A potential limitation of this study is the absence of modeling based on MDD subtypes. While studies have proposed various subtyping schemes to address the clinical and biological heterogeneity of MDD, there is a wide range of subtyping approaches and most were derived from small samples (e.g., [71]), with limited replication or independent validation. For this reason, we intentionally chose not to include a subtyping step. This decision avoids reliance on uncertain stratification and reflects a key strength of the approach: classification performance could have direct clinical applicability, independent of MDD subtype definitions. Nonetheless, we acknowledge that the presence of unmodeled heterogeneity within the MDD group may have contributed to the lack of discriminative performance observed. Another important limitation is the lack of detailed ethnic and genetic information across the full sample. Sociocultural and genetic diversity are known to influence both brain morphology and disease expression, and their absence may affect the generalizability of the findings.
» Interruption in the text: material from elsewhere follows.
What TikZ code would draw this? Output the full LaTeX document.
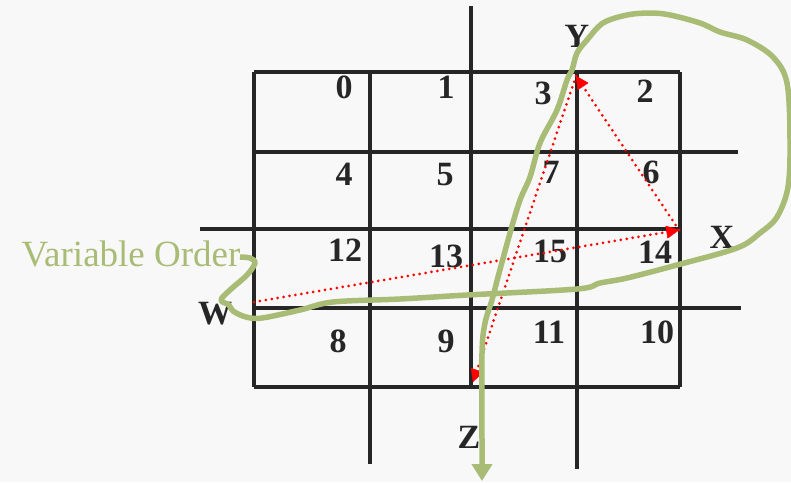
\documentclass[tikz,border=0pt]{standalone}
\usepackage{fontspec}
\setmainfont{Liberation Serif}
\usetikzlibrary{arrows.meta}
\definecolor{bgc}{RGB}{248,248,248}
\definecolor{olive}{RGB}{168,188,118}
\definecolor{ink}{RGB}{38,38,38}

\begin{document}
\begin{tikzpicture}[x=1pt,y=-1pt,
  gridline/.style={ink,line width=3.4pt},
  num/.style={anchor=base,inner sep=0pt,ink,font=\bfseries\fontsize{34}{34}\selectfont},
  order/.style={red,line width=3pt,line cap=round,dash pattern=on 0pt off 6pt,
                -{Triangle[width=13pt,length=13pt,line width=0.5pt,fill=red,round=false]}},
  sweep/.style={olive,line width=5.5pt,line join=round,-{Triangle[width=20pt,length=17pt]}}]
  \fill[bgc] (0,0) rectangle (791,482);
  \useasboundingbox (0,0) rectangle (791,482);
  % map
  \draw[gridline] (254,72)--(680,72) (254,152)--(738,152) (200,229)--(680,229)
                  (254,308)--(741,308) (254,387)--(680,387);
  \draw[gridline] (254,72)--(254,387) (370,72)--(370,464) (471,6)--(471,387)
                  (577,72)--(577,469) (680,72)--(680,387);
  % cells
  \foreach \n/\x/\y in {0/344/98,1/446/98,3/543/104,2/645/102,
                        4/344/185,5/445/185,7/551/183,6/651/183,
                        12/345/261,13/446/267,15/550/262,14/655/263,
                        8/338/352,9/446/352,11/549/343,10/657/343}{
    \node[num] (c\n) at (\x,\y) {\n};
  }
  % variables
  \node[num] (vY) at (577,47) {Y};
  \node[num] (vX) at (722,248) {X};
  \node[num] (vW) at (215,324) {W};
  \node[num] (vZ) at (469,448) {Z};
  \node[anchor=base,inner sep=0pt,olive,font=\fontsize{37}{37}\selectfont] (lbl) at (131,266) {Variable Order};
  % order of the variables
  \coordinate (pW) at (254,302);
  \coordinate (pX) at (679,230);
  \coordinate (pY) at (576,76);
  \coordinate (pZ) at (473,382);
  \draw[order] (pW) -- (pX);
  \draw[order] (pX) -- (pY);
  \draw[order] (pY) -- (pZ);
  % hand-drawn curve
  \draw[sweep] plot[smooth,tension=0.55] coordinates {
    (240,257) (250,258) (255,263) (247,275) (230,290) (221,300) (229,305)
    (233,311) (246,317) (262,318) (300,310) (333,302) (400,299) (467,295)
    (577,289) (600,283) (627,278) (677,265) (737,248) (760,233) (777,217)
    (788,187) (790,140) (787,83) (773,57) (747,40) (720,32) (700,23)
    (670,15) (650,13) (627,15) (603,23) (587,40) (577,53) (572,70)
    (567,80) (557,110) (540,143) (530,177) (520,200) (510,233) (498,277)
    (492,300) (485,323) (482,353) (482,440)} -- (482,481);
\end{tikzpicture}
\end{document}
These remain open challenges for future research aiming to enhance the specificity and robustness of neuroimaging-based classifiers for MDD. In particular, large-scale studies incorporating diverse populations and robust subtyping frameworks may offer insights with broader international applicability.

Conclusion

In this study, we tested if more advanced classification algorithms applied to high-resolution morphometric shape characteristics can improve MDD vs HC classification. Splitting the data according to demographic variables and according to site allowed a comprehensive analysis of model’s performances and biases. We detected site effects, which we addressed at least partially with the ComBat harmonization tool, but did not increase classification metrics. Both shallow and deep ML models exhibited low, close to chance accuracies. Most importantly, the integration of high-resolution cortical thickness and shape features from vertices did not lead to greater classification performance over previously analyzed atlas-based cortical features. According to our results, it seems unlikely that structural MRI alone will provide diagnostic biomarkers of MDD. Thus, further investigation is required into the classification performance applied to the fusion of other MRI modalities, including fMRI and DWI.